A A+ A++
Niezwykle rodzinna atmosfera panowała podczas Śniadania Wielkanocnego zorganizowanego w siedzibie Warsztatu Terapii Zajęciowej przy ul. Motylewskiej w Pile. Przybyli na nie uczestnicy z rodzinami, opiekunowie, kadra WTZ oraz liczni goście razem ze starostą pilskim Eligiuszem Komarowskim.

Do WTZ przy ul. Motylewskiej w Pile na co dzień uczęszcza ok. 40 osób. Na wielkanocne śniadanie przybyło tu znacznie więcej osób, zresztą to było długo wyczekiwane spotkanie.
– Jest to niezwykłe wydarzenie, ostatnio w tak licznym gronie spotkaliśmy się trzy lata temu, zanim pojawiła się pandemia. Z tym większą radością czekaliśmy na to spotkanie. Cieszyliśmy się, że już można, dlatego jesteśmy dzisiaj wszyscy bardzo wzruszeni. Cieszę się, że przybyło tak wielu naszych uczestników z rodzinami oraz liczni goście, wśród nich Pan Starosta, który nam tak bardzo pomaga – powiedziała Hanna Gapińska, kierownik WTZ przy Motylewskiej w Pile, działające przy Polskim Stowarzyszeniu na Rzecz Osób z Upośledzeniem Umysłowym.

Na wielkanocne śniadanie przybyło wielu przyjaciół WTZ, szefowie społecznych jednostek pomocowych PCPR w Pile, MOPS w Pile, DPS, a także sponsorzy. Było ono okazją do rozmów i złożenia życzeń.
– Chciałbym prze wszystkim podkreślić, że wszyscy z Was wykonują tu na co dzień kawał dobrej roboty z panią Hanna Gapińską na czele.
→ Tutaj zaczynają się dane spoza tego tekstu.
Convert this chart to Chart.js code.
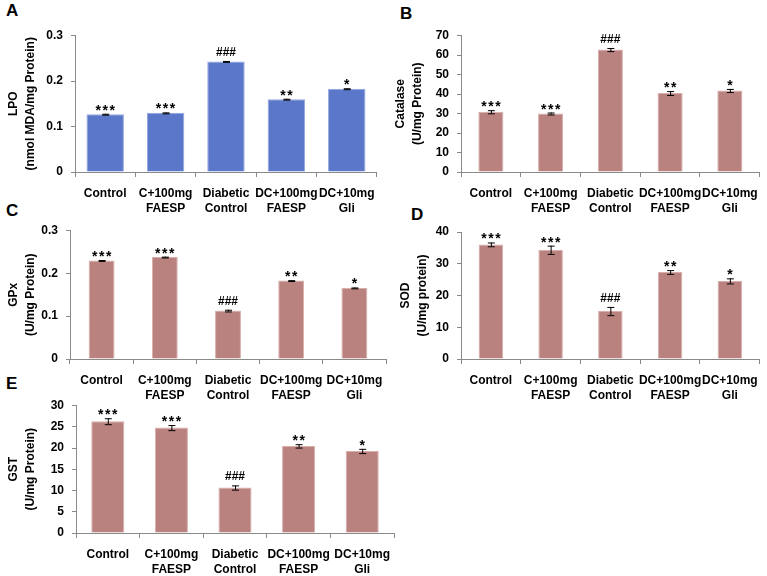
<!DOCTYPE html>
<html>
<head>
<meta charset="utf-8">
<script src="https://cdn.jsdelivr.net/npm/chart.js@4.4.0/dist/chart.umd.min.js"></script>
<style>
body{margin:0;background:#fff;}
#wrap{position:relative;width:767px;height:576px;overflow:hidden;background:#fff;}
canvas{position:absolute;}
.lbl{position:absolute;font:bold 17px "Liberation Sans",Arial,sans-serif;color:#000;}
</style>
</head>
<body>
<div id="wrap">
  <div class="lbl" style="left:6px;top:1px">A</div>
  <div class="lbl" style="left:400px;top:4px">B</div>
  <div class="lbl" style="left:6px;top:201px">C</div>
  <div class="lbl" style="left:411px;top:205px">D</div>
  <div class="lbl" style="left:6px;top:374px">E</div>
  <canvas id="chartA"></canvas>
  <canvas id="chartB"></canvas>
  <canvas id="chartC"></canvas>
  <canvas id="chartD"></canvas>
  <canvas id="chartE"></canvas>
</div>
<script>
// groups on the x axis (two-line labels)
var groups = [["Control"], ["C+100mg", "FAESP"], ["Diabetic", "Control"], ["DC+100mg", "FAESP"], ["DC+10mg", "Gli"]];
var signif = ["***", "***", "###", "**", "*"];

// A - LPO
var lpoMean = [0.127, 0.130, 0.243, 0.160, 0.183];
var lpoSem = [0.001, 0.001, 0.001, 0.001, 0.001];
// B - Catalase
var catMean = [30.9, 30.0, 62.8, 40.5, 41.8];
var catSem = [0.8, 0.5, 0.8, 1.0, 0.8];
// C - GPx
var gpxMean = [0.230, 0.238, 0.113, 0.183, 0.166];
var gpxSem = [0.001, 0.001, 0.002, 0.001, 0.001];
// D - SOD
var sodMean = [36.1, 34.4, 15.1, 27.4, 24.6];
var sodSem = [0.6, 1.3, 1.3, 0.6, 0.8];
// E - GST
var gstMean = [26.3, 24.8, 10.7, 20.5, 19.3];
var gstSem = [0.7, 0.6, 0.5, 0.4, 0.5];

var blue = "#5A77C9", blueEdge = "#93A6DE";
var rose = "#B9827F", roseEdge = "#D8AEAB";

// draws the error bars and the significance marks
var errPlugin = {
  id: "errbars",
  afterDatasetsDraw: function(chart) {
    var ctx = chart.ctx;
    var meta = chart.getDatasetMeta(0);
    var ys = chart.scales.y;
    var ds = chart.data.datasets[0];
    ctx.save();
    for (var i = 0; i < meta.data.length; i++) {
      var x = meta.data[i].x;
      var top = ys.getPixelForValue(ds.data[i] + ds.sem[i]);
      var bot = ys.getPixelForValue(ds.data[i] - ds.sem[i]);
      ctx.strokeStyle = "#000";
      ctx.lineWidth = 1;
      ctx.beginPath();
      ctx.moveTo(x + 0.5, top); ctx.lineTo(x + 0.5, bot);
      ctx.moveTo(x - 3, top + 0.5); ctx.lineTo(x + 4, top + 0.5);
      ctx.moveTo(x - 3, bot + 0.5); ctx.lineTo(x + 4, bot + 0.5);
      ctx.stroke();
      var s = ds.marks[i];
      ctx.fillStyle = "#000";
      ctx.textAlign = "center";
      ctx.textBaseline = "alphabetic";
      if (s.charAt(0) == "*") {
        ctx.font = "bold 14px 'Liberation Sans', Arial, sans-serif";
        var w = 7;
        for (var k = 0; k < s.length; k++) {
          ctx.fillText("*", x + (k - (s.length - 1) / 2) * w, top + 1);
        }
      } else {
        ctx.font = "bold 12px 'Liberation Sans', Arial, sans-serif";
        ctx.fillText(s, x, top - 5);
      }
    }
    ctx.restore();
  }
};

function makePanel(id, p) {
  var cv = document.getElementById(id);
  cv.width = p.box.w; cv.height = p.box.h;
  cv.style.left = p.box.l + "px"; cv.style.top = p.box.t + "px";
  cv.style.width = p.box.w + "px"; cv.style.height = p.box.h + "px";
  var tickFont = {family: "'Liberation Sans', Arial, sans-serif", size: 12, weight: "bold", lineHeight: 1.25};
  return new Chart(cv.getContext("2d"), {
    type: "bar",
    data: {
      labels: groups,
      datasets: [{
        data: p.mean,
        sem: p.sem,
        marks: signif,
        backgroundColor: p.color,
        borderColor: p.edge,
        borderWidth: 1,
        barPercentage: p.barPct,
        categoryPercentage: 1
      }]
    },
    options: {
      responsive: false,
      animation: false,
      devicePixelRatio: 1,
      layout: {padding: {top: p.plot.t - p.box.t, right: p.box.l + p.box.w - p.plot.r, left: 0, bottom: 0}},
      plugins: {legend: {display: false}, tooltip: {enabled: false}},
      scales: {
        x: {
          grid: {display: true, drawOnChartArea: false, drawTicks: true, tickLength: 5, color: "#8a8a8a", offset: true},
          border: {display: true, color: "#8a8a8a", width: 1},
          ticks: {font: tickFont, color: "#000", padding: 9, maxRotation: 0, autoSkip: false},
          afterFit: function(s) { s.height = p.box.t + p.box.h - p.plot.b; }
        },
        y: {
          min: 0, max: p.yMax,
          grid: {display: true, drawOnChartArea: false, drawTicks: true, tickLength: 4, color: "#8a8a8a"},
          border: {display: true, color: "#8a8a8a", width: 1},
          ticks: {stepSize: p.yStep, font: tickFont, color: "#000", padding: 8,
            callback: function(v) { return p.yStep < 1 ? (v === 0 ? "0" : v.toFixed(1)) : v; }},
          title: {display: true, text: p.yTitle, color: "#000",
            font: {family: "'Liberation Sans', Arial, sans-serif", size: 12, weight: "bold", lineHeight: 1.4},
            padding: {top: p.titlePad, bottom: 0}},
          afterFit: function(s) { s.width = p.plot.l - p.box.l; }
        }
      }
    },
    plugins: [errPlugin]
  });
}

makePanel("chartA", {mean: lpoMean, sem: lpoSem, yTitle: ["LPO", "(nmol MDA/mg Protein)"], yMax: 0.3, yStep: 0.1,
  color: blue, edge: blueEdge, barPct: 0.62, titlePad: 5,
  box: {l: 0, t: 20, w: 384, h: 200}, plot: {l: 75, t: 29, r: 380, b: 172}});
makePanel("chartB", {mean: catMean, sem: catSem, yTitle: ["Catalase", "(U/mg Protein)"], yMax: 70, yStep: 10,
  color: rose, edge: roseEdge, barPct: 0.42, titlePad: 8,
  box: {l: 384, t: 20, w: 383, h: 200}, plot: {l: 461, t: 33, r: 764, b: 172}});
makePanel("chartC", {mean: gpxMean, sem: gpxSem, yTitle: ["GPx", "(U/mg Protein)"], yMax: 0.3, yStep: 0.1,
  color: rose, edge: roseEdge, barPct: 0.41, titlePad: 5,
  box: {l: 0, t: 215, w: 400, h: 200}, plot: {l: 70, t: 226, r: 386, b: 359}});
makePanel("chartD", {mean: sodMean, sem: sodSem, yTitle: ["SOD", "(U/mg protein)"], yMax: 40, yStep: 10,
  color: rose, edge: roseEdge, barPct: 0.41, titlePad: 13,
  box: {l: 384, t: 215, w: 383, h: 200}, plot: {l: 461, t: 232, r: 764, b: 359}});
makePanel("chartE", {mean: gstMean, sem: gstSem, yTitle: ["GST", "(U/mg Protein)"], yMax: 30, yStep: 5,
  color: rose, edge: roseEdge, barPct: 0.52, titlePad: 5,
  box: {l: 0, t: 390, w: 400, h: 186}, plot: {l: 76, t: 400, r: 394, b: 533}});
</script>
</body>
</html>
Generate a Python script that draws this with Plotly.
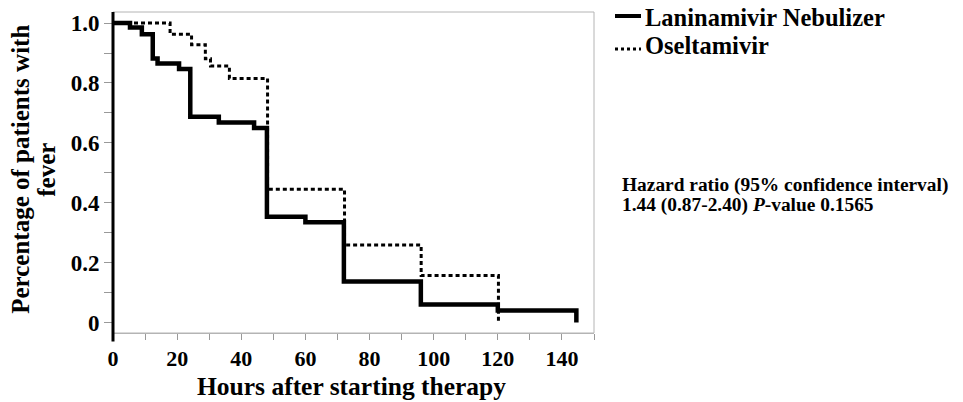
import plotly.graph_objects as go

# ---- data ----
lan_hours = [0, 5.3, 9.0, 12.4, 13.9, 20.6, 24.1, 33.0, 44.0, 48.0, 60.0, 72.0, 96.0, 120.0, 144.5]
lan_frac = [1.0, 0.985, 0.963, 0.882, 0.865, 0.847, 0.687, 0.668, 0.650, 0.353, 0.335, 0.137, 0.060, 0.040, 0.0]
ose_hours = [0, 17.8, 24.5, 28.8, 30.4, 36.3, 48.2, 72.2, 96.1, 120.2]
ose_frac = [1.0, 0.963, 0.928, 0.881, 0.857, 0.815, 0.445, 0.259, 0.157, 0.0]
x_tick_vals = [0, 20, 40, 60, 80, 100, 120, 140]
y_tick_vals = [0, 0.2, 0.4, 0.6, 0.8, 1.0]
y_tick_text = ["0", "0.2", "0.4", "0.6", "0.8", "1.0"]
series_names = ["Laninamivir Nebulizer", "Oseltamivir"]
hr_lines = ["Hazard ratio (95% confidence interval)",
            "1.44 (0.87-2.40) <i>P</i>-value 0.1565"]
x_title = "Hours after starting therapy"
y_title_lines = ["Percentage of patients with", "fever"]

# page body has an 8px margin: figure is placed at (8, 8) in the page
OFF = 8
W, H = 963 - OFF, 402 - OFF
L = 113 - OFF
T = 12 - OFF
PW = 481
PH = 321.5
R = W - L - PW
B = H - T - PH

def px_x(p):  # page pixel -> paper x
    return (p - OFF - L) / PW

def px_y(p):  # page pixel -> paper y
    return (T + PH - (p - OFF)) / PH

FONT = "Liberation Serif, Times New Roman, serif"
GRAY = "#b4b4b4"

fig = go.Figure()
fig.add_trace(go.Scatter(x=lan_hours, y=lan_frac, mode="lines", line_shape="hv",
                         line=dict(color="black", width=4.5), name=series_names[0],
                         showlegend=False))
fig.add_trace(go.Scatter(x=ose_hours, y=ose_frac, mode="lines", line_shape="hv",
                         line=dict(color="black", width=3, dash="4px,3px"), name=series_names[1],
                         showlegend=False))

fig.update_layout(
    width=W, height=H,
    margin=dict(l=L, r=R, t=T, b=B, pad=0),
    paper_bgcolor="white", plot_bgcolor="white",
    font=dict(family=FONT, color="black"),
    xaxis=dict(range=[0, 150], tickvals=x_tick_vals, ticks="outside", ticklen=6,
               tickcolor="#999999", tickwidth=1, showgrid=False, zeroline=False,
               showline=True, linecolor=GRAY, linewidth=1,
               tickfont=dict(family=FONT, size=22, weight="bold", color="black"),
               minor=dict(dtick=10, ticks="outside", ticklen=6, tickcolor="#999999", tickwidth=1,
                          showgrid=False)),
    yaxis=dict(range=[-0.035, 1.037], tickvals=y_tick_vals, ticktext=y_tick_text,
               ticks="outside", ticklen=8, tickcolor="#999999", tickwidth=1,
               showgrid=False, zeroline=False, showline=False,
               tickfont=dict(family=FONT, size=23, weight="bold", color="black"),
               minor=dict(dtick=0.1, ticks="outside", ticklen=8, tickcolor="#999999", tickwidth=1,
                          showgrid=False)),
)

# frame (gray) and black left axis
fig.add_shape(type="rect", xref="paper", yref="paper", x0=0, y0=0, x1=1, y1=1,
              line=dict(color=GRAY, width=1), layer="below")
fig.add_shape(type="line", xref="paper", yref="paper", x0=0, x1=0, y0=px_y(342), y1=1,
              line=dict(color="black", width=3))

# legend drawn manually
fig.add_shape(type="line", xref="paper", yref="paper", x0=px_x(615), x1=px_x(641),
              y0=px_y(16), y1=px_y(16), line=dict(color="black", width=4))
fig.add_shape(type="line", xref="paper", yref="paper", x0=px_x(615), x1=px_x(641),
              y0=px_y(49), y1=px_y(49), line=dict(color="black", width=3, dash="3px,3px"))
fig.add_annotation(xref="paper", yref="paper", x=px_x(643), y=px_y(18), xanchor="left",
                   yanchor="middle", showarrow=False, text="<b>" + series_names[0] + "</b>",
                   font=dict(family=FONT, size=24.5, color="black"))
fig.add_annotation(xref="paper", yref="paper", x=px_x(643), y=px_y(46), xanchor="left",
                   yanchor="middle", showarrow=False, text="<b>" + series_names[1] + "</b>",
                   font=dict(family=FONT, size=24.5, color="black"))

# hazard ratio text
for line, yc in zip(hr_lines, [185, 205]):
    fig.add_annotation(xref="paper", yref="paper", x=px_x(620), y=px_y(yc), xanchor="left",
                       yanchor="middle", showarrow=False, text="<b>" + line + "</b>",
                       font=dict(family=FONT, size=19.4, color="black"))

# axis titles
fig.add_annotation(xref="paper", yref="paper", x=px_x(351), y=px_y(387), xanchor="center",
                   yanchor="middle", showarrow=False, text="<b>" + x_title + "</b>",
                   font=dict(family=FONT, size=25.5, color="black"))
for line, xc in zip(y_title_lines, [21, 47]):
    fig.add_annotation(xref="paper", yref="paper", x=px_x(xc), y=px_y(170), xanchor="center",
                       yanchor="middle", showarrow=False, textangle=-90,
                       text="<b>" + line + "</b>",
                       font=dict(family=FONT, size=25, color="black"))

fig.write_html("out.html")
Jesteście naprawdę wspaniali – podkreślił starosta Eligiusz Komarowski. – To wyjątkowe miejsce, które służy nie tylko rehabilitacji społecznej, czy zawodowej, ale to przede wszystkim miejsce życia, niezwykle rodzinne. Życzę wszystkim wspaniałych, a przede wszystkim spokojnych Świąt Wielkanocnych – powiedział starosta.  

Podczas spotkania uczestnicy wykonali program artystyczny, przygotowany wspólnie z terapeutami.
– To bardzo rodzinne święto, bo wszyscy tratujemy się jak rodzina. To ważne dla nas spotkanie tym bardziej, że długo na nie czekaliśmy. Wielu uczestników codziennie odkreślało dni w kalendarzu, czekając na nie. Dla nas wszystkich takie śniadanie ma duże pozytywne znaczenie emocjonalne – podsumowała Karolina Furmańczyk, muzykoterapeuta w WTZ przy Motylewskiej w Pile.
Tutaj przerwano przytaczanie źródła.